For those of us who’ve discovered the joy of unit testing, it’s hard to understand why everyone isn’t doing it. For those who haven’t adopted it, you probably wish we’d shut up about it already. For many years I’d read blogs and speak to colleagues who were really into unit testing, but didn’t practice myself. Looking back, here’s why it took me a while to get on the bandwagon:

  1. I had misconception about the goals of unit testing. As I’ve already said, unit testing does improve the quality of a system, but it’s really all about making it easier to change / maintain the system later on. Furthermore, if you go to the next logical step and adopt Test Driven Development, unit testing really becomes about design. To paraphrase Scott Bellware, TDD isn't about testing because you're not thinking as a tester when doing TDD – you’re thinking as a designer.


  2. Like many, I used to think developers shouldn’t write tests! I don’t know the history behind this belief, but I now think this is just an excuse used by bad programmers.

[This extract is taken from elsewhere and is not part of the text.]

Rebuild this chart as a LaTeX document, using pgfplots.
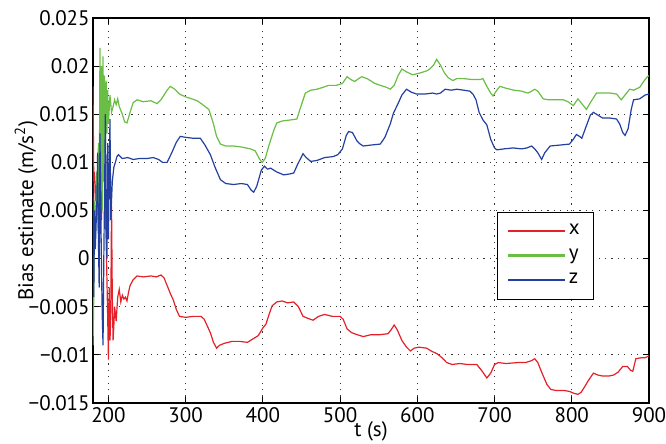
\documentclass[border=0pt]{standalone}
\usepackage{fontspec}
\setmainfont{PT Sans}
\usepackage{pgfplots}
\pgfplotsset{compat=1.18}

\definecolor{cx}{rgb}{0.894,0.125,0.157}
\definecolor{cy}{rgb}{0.416,0.745,0.271}
\definecolor{cz}{rgb}{0.137,0.251,0.627}

\begin{document}
\begin{tikzpicture}
\useasboundingbox (-46.5pt,-20.5pt) rectangle (286.5pt,201.5pt);
\begin{axis}[%
at={(0pt,0pt)}, anchor=south west,
width=278pt,
height=192.5pt,
scale only axis,
xmin=180, xmax=900,
ymin=-0.015, ymax=0.025,
scaled ticks=false,
xtick={200,300,400,500,600,700,800,900},
xticklabels={200,300,400,500,600,700,800,900},
ytick={-0.015,-0.01,-0.005,0,0.005,0.01,0.015,0.02,0.025},
yticklabels={−0.015,−0.01,−0.005,0,0.005,0.01,0.015,0.02,0.025},
tick label style={font=\fontsize{10.5}{12}\selectfont},
yticklabel style={inner xsep=1.5pt},
xticklabel style={inner ysep=2pt},
label style={font=\fontsize{10.5}{12}\selectfont},
xlabel={t (s)},
ylabel={Bias estimate (m/s\textsuperscript{2})},
xlabel style={yshift=6pt},
ylabel style={yshift=-9.5pt},
tick align=inside,
major tick length=3pt,
tick style={black, line width=0.5pt},
axis line style={black, line width=0.6pt},
grid=major,
major grid style={black!80, line width=0.5pt, dash pattern=on 0.6pt off 2.6pt},
legend style={at={(0.727,0.496)}, anchor=north west, draw=black,
  font=\fontsize{10.5}{12}\selectfont, legend cell align=left,
  row sep=1.5pt, inner xsep=5pt, inner ysep=4pt},
]
\addplot[cx, line width=0.6pt,
  legend image code/.code={\fill[cx] (0pt,-0.35pt) rectangle (28pt,0.35pt);}]
  table[row sep=crcr] {%
x y\\
180 0.0179\\ 181 0.0080\\ 182 0.0090\\ 183 0.0060\\ 185 0.0085\\ 187 0.0030\\
189 0.0100\\ 191 0.0040\\ 193 0.0110\\ 195 0.0075\\ 197 0.0020\\ 199 -0.0060\\
200 -0.0105\\ 201 -0.0030\\ 202 -0.0085\\ 203 -0.0060\\ 204 0.0055\\ 205 -0.0040\\
206 -0.0085\\ 207 -0.0070\\ 208 -0.0050\\ 210 -0.0065\\ 212 -0.0040\\ 214 -0.0032\\
216 -0.0045\\ 218 -0.0038\\ 220 -0.0042\\ 222 -0.0040\\ 224 -0.0044\\ 226 -0.0035\\
228 -0.0028\\ 232 -0.0022\\ 237 -0.0018\\ 245 -0.0019\\ 255 -0.0018\\ 262 -0.0019\\
268 -0.0017\\ 272 -0.0020\\ 276 -0.0028\\ 280 -0.0036\\ 284 -0.0043\\ 288 -0.0053\\
292 -0.0060\\ 300 -0.0061\\ 310 -0.0060\\ 320 -0.0060\\ 324 -0.0063\\ 328 -0.0070\\
332 -0.0077\\ 336 -0.0087\\ 340 -0.0093\\ 344 -0.0090\\ 350 -0.0088\\ 360 -0.0086\\
370 -0.0086\\ 380 -0.0087\\ 388 -0.0083\\ 394 -0.0080\\ 400 -0.0072\\ 404 -0.0068\\
408 -0.0058\\ 412 -0.0049\\ 418 -0.0045\\ 425 -0.0044\\ 432 -0.0046\\ 440 -0.0045\\
446 -0.0050\\ 452 -0.0060\\ 458 -0.0062\\ 465 -0.0064\\ 472 -0.0060\\ 480 -0.0058\\
490 -0.0060\\ 500 -0.0060\\ 504 -0.0063\\ 509 -0.0073\\ 515 -0.0077\\ 522 -0.0079\\
530 -0.0081\\ 540 -0.0079\\ 552 -0.0079\\ 562 -0.0078\\ 566 -0.0074\\ 570 -0.0069\\
574 -0.0074\\ 580 -0.0085\\ 586 -0.0092\\ 591 -0.0096\\ 596 -0.0093\\ 602 -0.0092\\
612 -0.0093\\ 618 -0.0096\\ 626 -0.0099\\ 632 -0.0103\\ 638 -0.0108\\ 645 -0.0110\\
655 -0.0109\\ 665 -0.0110\\ 677 -0.0110\\ 684 -0.0117\\ 690 -0.0124\\ 695 -0.0119\\
700 -0.0110\\ 705 -0.0108\\ 715 -0.0109\\ 730 -0.0108\\ 740 -0.0108\\ 748 -0.0106\\
752 -0.0104\\ 756 -0.0108\\ 762 -0.0120\\ 768 -0.0131\\ 773 -0.0136\\ 780 -0.0137\\
790 -0.0137\\ 797 -0.0138\\ 803 -0.0140\\ 808 -0.0141\\ 812 -0.0139\\ 816 -0.0134\\
822 -0.0126\\ 828 -0.0119\\ 834 -0.0121\\ 840 -0.0122\\ 848 -0.0122\\ 854 -0.0121\\
860 -0.0118\\ 866 -0.0112\\ 872 -0.0112\\ 876 -0.0116\\ 879 -0.0117\\ 883 -0.0104\\
890 -0.0103\\ 895 -0.0103\\ 900 -0.0101\\
};
\addlegendentry{x}

\addplot[cy, line width=0.6pt,
  legend image code/.code={\fill[cy] (0pt,-0.35pt) rectangle (28pt,0.35pt);}]
  table[row sep=crcr] {%
x y\\
180 -0.0090\\ 181 -0.0040\\ 182 0.0060\\ 183 0.0020\\ 185 0.0090\\ 186 0.0040\\
187 0.0120\\ 188 0.0030\\ 189 0.0219\\ 190 0.0070\\ 191 0.0200\\ 192 0.0050\\
193 0.0210\\ 194 0.0080\\ 195 0.0190\\ 196 0.0110\\ 197 0.0185\\ 198 0.0130\\
199 0.0175\\ 200 0.0140\\ 202 0.0170\\ 204 0.0152\\ 206 0.0158\\ 208 0.0165\\
210 0.0160\\ 212 0.0166\\ 214 0.0158\\ 218 0.0150\\ 221 0.0142\\ 224 0.0141\\
228 0.0152\\ 232 0.0162\\ 237 0.0165\\ 245 0.0163\\ 255 0.0164\\ 263 0.0161\\
268 0.0165\\ 272 0.0170\\ 276 0.0175\\ 280 0.0179\\ 286 0.0176\\ 292 0.0171\\
300 0.0168\\ 308 0.0166\\ 315 0.0164\\ 322 0.0160\\ 330 0.0155\\ 336 0.0140\\
340 0.0127\\ 345 0.0119\\ 352 0.0117\\ 362 0.0117\\ 372 0.0116\\ 384 0.0114\\
390 0.0112\\ 396 0.0103\\ 399 0.0100\\ 403 0.0104\\ 408 0.0118\\ 414 0.0133\\
418 0.0141\\ 425 0.0143\\ 435 0.0144\\ 444 0.0145\\ 450 0.0160\\ 455 0.0172\\
462 0.0175\\ 470 0.0176\\ 478 0.0178\\ 485 0.0180\\ 495 0.0180\\ 503 0.0182\\
509 0.0189\\ 514 0.0186\\ 519 0.0184\\ 524 0.0187\\ 528 0.0189\\ 535 0.0187\\
545 0.0182\\ 552 0.0180\\ 560 0.0178\\ 565 0.0176\\ 570 0.0180\\ 575 0.0190\\
580 0.0197\\ 586 0.0194\\ 594 0.0191\\ 604 0.0193\\ 612 0.0195\\ 616 0.0197\\
621 0.0201\\ 625 0.0207\\ 630 0.0201\\ 635 0.0193\\ 640 0.0188\\ 646 0.0185\\
651 0.0187\\ 660 0.0187\\ 672 0.0186\\ 681 0.0186\\ 685 0.0187\\ 690 0.0179\\
695 0.0172\\ 698 0.0169\\ 703 0.0175\\ 707 0.0179\\ 715 0.0177\\ 725 0.0175\\
735 0.0174\\ 743 0.0172\\ 746 0.0173\\ 752 0.0176\\ 756 0.0174\\ 763 0.0166\\
770 0.0165\\ 780 0.0165\\ 789 0.0165\\ 795 0.0163\\ 802 0.0159\\ 808 0.0166\\
813 0.0161\\ 819 0.0155\\ 824 0.0162\\ 832 0.0172\\ 840 0.0172\\ 850 0.0172\\
858 0.0171\\ 864 0.0165\\ 869 0.0170\\ 875 0.0176\\ 880 0.0175\\ 888 0.0178\\
893 0.0184\\ 898 0.0189\\ 900 0.0190\\
};
\addlegendentry{y}

\addplot[cz, line width=0.6pt,
  legend image code/.code={\fill[cz] (0pt,-0.35pt) rectangle (28pt,0.35pt);}]
  table[row sep=crcr] {%
x y\\
180 0.0090\\ 181 -0.0040\\ 182 0.0050\\ 183 0.0010\\ 185 0.0060\\ 186 0.0110\\
187 0.0020\\ 188 -0.0030\\ 189 0.0130\\ 190 0.0060\\ 191 -0.0010\\ 192 -0.0060\\
193 -0.0090\\ 194 0.0000\\ 195 0.0070\\ 196 0.0150\\ 197 0.0040\\ 198 0.0000\\
199 0.0120\\ 200 0.0020\\ 201 0.0090\\ 202 0.0145\\ 203 0.0040\\ 204 0.0060\\
205 0.0080\\ 207 0.0095\\ 209 0.0100\\ 211 0.0106\\ 213 0.0108\\ 218 0.0104\\
225 0.0105\\ 232 0.0103\\ 240 0.0104\\ 250 0.0104\\ 258 0.0105\\ 265 0.0103\\
270 0.0100\\ 276 0.0100\\ 282 0.0110\\ 288 0.0121\\ 293 0.0127\\ 300 0.0126\\
310 0.0125\\ 319 0.0125\\ 325 0.0118\\ 332 0.0108\\ 338 0.0095\\ 345 0.0082\\
352 0.0078\\ 362 0.0077\\ 372 0.0078\\ 380 0.0077\\ 385 0.0071\\ 388 0.0069\\
392 0.0075\\ 398 0.0092\\ 402 0.0096\\ 406 0.0093\\ 410 0.0094\\ 418 0.0090\\
427 0.0087\\ 435 0.0088\\ 440 0.0089\\ 445 0.0098\\ 452 0.0109\\ 456 0.0105\\
462 0.0101\\ 470 0.0102\\ 480 0.0105\\ 491 0.0106\\ 497 0.0108\\ 503 0.0114\\
508 0.0128\\ 511 0.0132\\ 516 0.0131\\ 522 0.0122\\ 526 0.0119\\ 530 0.0117\\
540 0.0118\\ 552 0.0119\\ 558 0.0126\\ 565 0.0140\\ 569 0.0151\\ 575 0.0161\\
580 0.0170\\ 586 0.0176\\ 592 0.0173\\ 599 0.0171\\ 610 0.0171\\ 620 0.0172\\
625 0.0171\\ 630 0.0172\\ 636 0.0176\\ 644 0.0175\\ 651 0.0176\\ 660 0.0175\\
668 0.0174\\ 672 0.0171\\ 676 0.0165\\ 680 0.0152\\ 685 0.0144\\ 690 0.0139\\
695 0.0124\\ 700 0.0115\\ 703 0.0113\\ 712 0.0114\\ 724 0.0115\\ 735 0.0114\\
742 0.0115\\ 748 0.0117\\ 752 0.0114\\ 756 0.0110\\ 761 0.0103\\ 765 0.0110\\
772 0.0117\\ 785 0.0118\\ 797 0.0119\\ 802 0.0124\\ 806 0.0129\\ 810 0.0127\\
813 0.0125\\ 818 0.0136\\ 824 0.0149\\ 828 0.0152\\ 834 0.0149\\ 840 0.0146\\
850 0.0146\\ 858 0.0145\\ 862 0.0140\\ 866 0.0131\\ 869 0.0128\\ 873 0.0135\\
877 0.0155\\ 880 0.0165\\ 888 0.0166\\ 895 0.0170\\ 900 0.0171\\
};
\addlegendentry{z}
\end{axis}
\end{tikzpicture}
\end{document}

Testing is the process of both finding bugs in a system as well as validating that it works as expected. Maybe developers aren’t good at finding bugs in their own code, but they are the best suited to make sure it works the way they intended it to (and clients are best suited to test that it works like it should (if you’re interested to find out more about that, I suggest you research Acceptance Testing and FitNess ). Even though unit testing isn’t all that much about testing, developers who don’t believe they should test their own code simply aren’t accountable.


  3. Testing isn’t fun. Sitting in front of a monitor, inputting data and making sure everything’s ok sucks. But unit testing is coding, which means there are a lot of challenges and metrics to gauge your success. Sometimes, like coding, it’s a little mundane, but all in all it’s no different than the other programming you do every day.


  4. It takes time. Advocates will tell you that unit testing doesn’t take time, it SAVES time. This is true in that the time you spend writing unit tests is likely to be small compared to the time you save on change requests and bug fixes. That’s a little too Ivory Tower for me. In all honesty, unit testing DOES take a lot of time (especially when you just start out). You may very well not have enough time to unit test or your client might not feel the upfront cost is justified. In these situations I suggest you identify the most critical code and test it as thoroughly as possible – even a couple hours spent writing unit tests can have a big impact.

Ultimately, unit testing seemed like a complicated and mysterious thing that was only used in edge cases. The benefits seemed unattainable and timelines didn’t seem to allow for it anyways. It turns out it took a lot of practice (I had a hard time learning what to unit test and how to go about it), but the benefits were almost immediately noticeable.